(Entries from a dataset)
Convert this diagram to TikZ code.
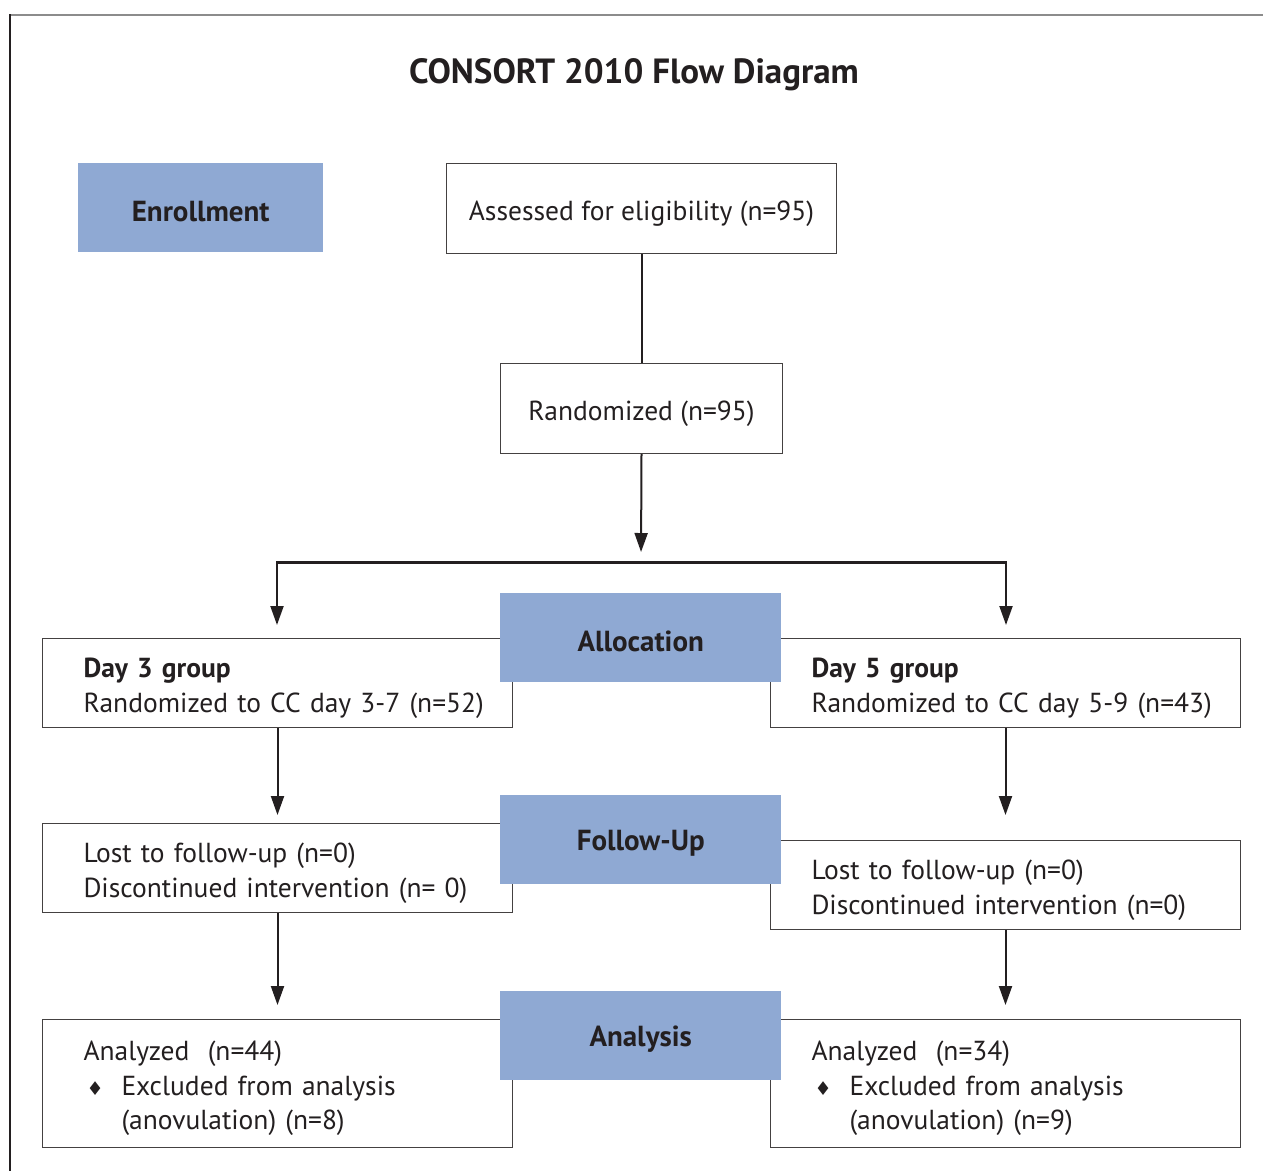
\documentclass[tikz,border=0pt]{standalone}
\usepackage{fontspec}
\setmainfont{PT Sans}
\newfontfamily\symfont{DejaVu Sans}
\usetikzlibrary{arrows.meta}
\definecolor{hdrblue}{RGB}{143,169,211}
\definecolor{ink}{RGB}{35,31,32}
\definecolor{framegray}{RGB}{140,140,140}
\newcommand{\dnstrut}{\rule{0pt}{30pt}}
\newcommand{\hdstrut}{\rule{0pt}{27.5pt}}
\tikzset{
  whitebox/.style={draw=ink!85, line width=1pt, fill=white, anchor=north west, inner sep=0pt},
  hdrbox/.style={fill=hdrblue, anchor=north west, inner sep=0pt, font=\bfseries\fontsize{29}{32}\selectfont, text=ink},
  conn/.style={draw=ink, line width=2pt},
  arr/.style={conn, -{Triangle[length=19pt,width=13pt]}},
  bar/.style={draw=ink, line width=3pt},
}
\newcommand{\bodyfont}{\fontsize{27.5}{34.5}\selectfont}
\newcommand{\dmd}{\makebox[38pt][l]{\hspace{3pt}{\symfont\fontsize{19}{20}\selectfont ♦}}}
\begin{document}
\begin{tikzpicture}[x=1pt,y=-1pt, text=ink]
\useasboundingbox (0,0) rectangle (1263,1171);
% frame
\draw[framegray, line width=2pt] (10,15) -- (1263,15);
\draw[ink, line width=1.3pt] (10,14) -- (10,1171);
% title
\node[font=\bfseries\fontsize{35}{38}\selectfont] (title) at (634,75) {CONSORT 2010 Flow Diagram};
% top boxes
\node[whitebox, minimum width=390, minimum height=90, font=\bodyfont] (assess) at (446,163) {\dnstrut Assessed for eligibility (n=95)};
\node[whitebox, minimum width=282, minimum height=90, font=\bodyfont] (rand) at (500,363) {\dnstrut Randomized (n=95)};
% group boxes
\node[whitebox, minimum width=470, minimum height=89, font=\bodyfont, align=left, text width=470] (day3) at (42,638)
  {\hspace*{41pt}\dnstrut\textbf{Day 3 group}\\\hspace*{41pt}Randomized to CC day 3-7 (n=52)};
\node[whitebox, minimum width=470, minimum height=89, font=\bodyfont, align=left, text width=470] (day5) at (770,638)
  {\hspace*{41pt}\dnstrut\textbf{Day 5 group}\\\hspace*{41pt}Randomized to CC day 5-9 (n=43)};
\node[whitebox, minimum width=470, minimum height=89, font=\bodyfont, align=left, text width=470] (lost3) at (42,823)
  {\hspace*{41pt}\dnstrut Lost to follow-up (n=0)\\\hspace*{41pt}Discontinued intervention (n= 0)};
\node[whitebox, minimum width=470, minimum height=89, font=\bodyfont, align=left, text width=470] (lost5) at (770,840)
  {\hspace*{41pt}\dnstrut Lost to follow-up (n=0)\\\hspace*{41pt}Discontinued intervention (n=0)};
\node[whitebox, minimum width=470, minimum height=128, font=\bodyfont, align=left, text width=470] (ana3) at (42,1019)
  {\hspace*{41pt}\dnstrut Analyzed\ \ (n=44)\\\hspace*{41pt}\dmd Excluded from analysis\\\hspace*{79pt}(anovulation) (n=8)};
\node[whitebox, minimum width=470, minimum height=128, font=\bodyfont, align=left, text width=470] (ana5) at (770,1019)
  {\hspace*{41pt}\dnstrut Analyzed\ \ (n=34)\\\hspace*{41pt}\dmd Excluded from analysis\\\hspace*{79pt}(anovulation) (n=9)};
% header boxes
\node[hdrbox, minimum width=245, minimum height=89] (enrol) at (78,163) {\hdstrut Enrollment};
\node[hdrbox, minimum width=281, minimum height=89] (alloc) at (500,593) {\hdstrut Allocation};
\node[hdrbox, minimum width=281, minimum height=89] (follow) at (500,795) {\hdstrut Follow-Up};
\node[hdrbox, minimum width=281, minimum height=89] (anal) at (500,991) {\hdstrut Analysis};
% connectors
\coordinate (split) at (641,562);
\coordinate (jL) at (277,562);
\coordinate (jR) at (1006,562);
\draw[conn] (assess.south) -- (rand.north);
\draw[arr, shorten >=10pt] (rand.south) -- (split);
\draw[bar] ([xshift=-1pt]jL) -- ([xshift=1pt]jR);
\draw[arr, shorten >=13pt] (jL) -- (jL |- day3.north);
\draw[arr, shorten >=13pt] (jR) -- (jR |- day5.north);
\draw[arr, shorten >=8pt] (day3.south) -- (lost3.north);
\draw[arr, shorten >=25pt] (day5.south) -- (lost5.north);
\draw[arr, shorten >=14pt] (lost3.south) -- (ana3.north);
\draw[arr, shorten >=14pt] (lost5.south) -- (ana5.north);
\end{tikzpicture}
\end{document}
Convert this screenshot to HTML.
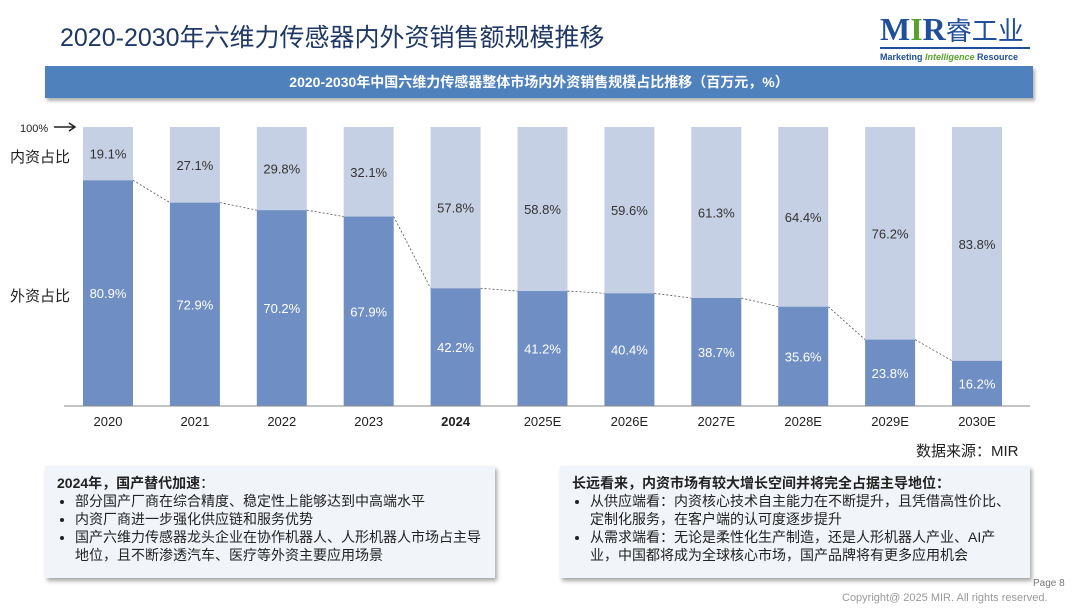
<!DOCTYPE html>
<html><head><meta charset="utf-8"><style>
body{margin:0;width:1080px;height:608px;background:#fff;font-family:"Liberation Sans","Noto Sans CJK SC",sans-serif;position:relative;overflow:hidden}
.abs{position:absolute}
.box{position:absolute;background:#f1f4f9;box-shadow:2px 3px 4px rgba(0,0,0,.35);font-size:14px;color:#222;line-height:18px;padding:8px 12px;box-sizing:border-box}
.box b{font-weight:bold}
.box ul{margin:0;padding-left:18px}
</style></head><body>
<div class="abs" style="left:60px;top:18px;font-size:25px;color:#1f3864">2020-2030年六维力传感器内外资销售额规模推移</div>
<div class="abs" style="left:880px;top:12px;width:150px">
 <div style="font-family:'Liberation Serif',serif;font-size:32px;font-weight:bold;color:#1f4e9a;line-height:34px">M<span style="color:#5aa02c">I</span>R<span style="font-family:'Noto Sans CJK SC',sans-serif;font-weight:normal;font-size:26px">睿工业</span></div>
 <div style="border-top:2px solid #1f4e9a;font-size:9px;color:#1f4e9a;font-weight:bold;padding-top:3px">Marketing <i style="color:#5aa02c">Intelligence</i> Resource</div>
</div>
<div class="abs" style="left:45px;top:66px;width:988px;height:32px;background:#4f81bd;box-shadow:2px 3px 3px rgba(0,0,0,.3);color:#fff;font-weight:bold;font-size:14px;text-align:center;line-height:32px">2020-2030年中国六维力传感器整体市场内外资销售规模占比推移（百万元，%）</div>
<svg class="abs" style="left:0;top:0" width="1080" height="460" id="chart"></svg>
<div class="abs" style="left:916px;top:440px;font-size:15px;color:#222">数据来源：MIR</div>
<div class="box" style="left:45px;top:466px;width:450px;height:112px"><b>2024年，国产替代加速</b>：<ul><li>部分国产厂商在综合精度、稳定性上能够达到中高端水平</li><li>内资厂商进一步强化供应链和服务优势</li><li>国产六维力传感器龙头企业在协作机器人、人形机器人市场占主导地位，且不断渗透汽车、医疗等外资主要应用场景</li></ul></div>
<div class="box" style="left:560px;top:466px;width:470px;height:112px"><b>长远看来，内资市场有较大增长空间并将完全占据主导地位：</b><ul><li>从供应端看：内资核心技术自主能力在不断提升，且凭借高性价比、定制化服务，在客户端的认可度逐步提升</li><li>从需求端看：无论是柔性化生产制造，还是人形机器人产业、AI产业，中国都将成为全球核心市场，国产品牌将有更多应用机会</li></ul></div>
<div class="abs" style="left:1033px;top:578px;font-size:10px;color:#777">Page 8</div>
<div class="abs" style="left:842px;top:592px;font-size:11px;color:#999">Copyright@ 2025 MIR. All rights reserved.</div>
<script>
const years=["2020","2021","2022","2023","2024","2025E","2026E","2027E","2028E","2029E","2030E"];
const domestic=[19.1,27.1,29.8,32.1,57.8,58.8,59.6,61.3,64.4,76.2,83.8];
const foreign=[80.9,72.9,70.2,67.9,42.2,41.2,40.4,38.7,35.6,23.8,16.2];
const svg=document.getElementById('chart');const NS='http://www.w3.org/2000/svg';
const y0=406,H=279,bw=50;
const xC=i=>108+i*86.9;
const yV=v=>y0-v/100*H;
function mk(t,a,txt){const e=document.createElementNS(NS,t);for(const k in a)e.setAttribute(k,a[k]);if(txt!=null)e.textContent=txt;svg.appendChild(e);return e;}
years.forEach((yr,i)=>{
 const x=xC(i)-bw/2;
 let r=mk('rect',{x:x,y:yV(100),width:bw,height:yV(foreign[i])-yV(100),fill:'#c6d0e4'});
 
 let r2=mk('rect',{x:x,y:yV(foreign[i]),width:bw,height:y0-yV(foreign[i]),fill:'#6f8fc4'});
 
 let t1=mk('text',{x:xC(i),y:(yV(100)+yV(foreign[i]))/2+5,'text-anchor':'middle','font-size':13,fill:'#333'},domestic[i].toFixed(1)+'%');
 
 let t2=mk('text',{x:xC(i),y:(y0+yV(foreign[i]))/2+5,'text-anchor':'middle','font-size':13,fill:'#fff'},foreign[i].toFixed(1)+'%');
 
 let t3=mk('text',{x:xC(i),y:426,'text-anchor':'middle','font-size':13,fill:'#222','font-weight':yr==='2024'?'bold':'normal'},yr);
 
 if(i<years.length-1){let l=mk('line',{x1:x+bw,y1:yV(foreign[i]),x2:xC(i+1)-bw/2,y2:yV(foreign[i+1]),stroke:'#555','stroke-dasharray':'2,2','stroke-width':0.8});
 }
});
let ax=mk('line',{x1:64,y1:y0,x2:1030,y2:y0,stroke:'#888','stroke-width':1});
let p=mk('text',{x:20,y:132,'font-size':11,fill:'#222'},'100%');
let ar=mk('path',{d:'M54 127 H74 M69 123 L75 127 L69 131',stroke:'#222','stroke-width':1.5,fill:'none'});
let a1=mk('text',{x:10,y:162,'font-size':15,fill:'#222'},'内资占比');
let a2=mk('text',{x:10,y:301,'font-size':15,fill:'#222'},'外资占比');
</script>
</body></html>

- _EXERCISE AIM_
Write down only the number of lines that contain the string "this" in the listing.

- _TASK SOLUTION_
2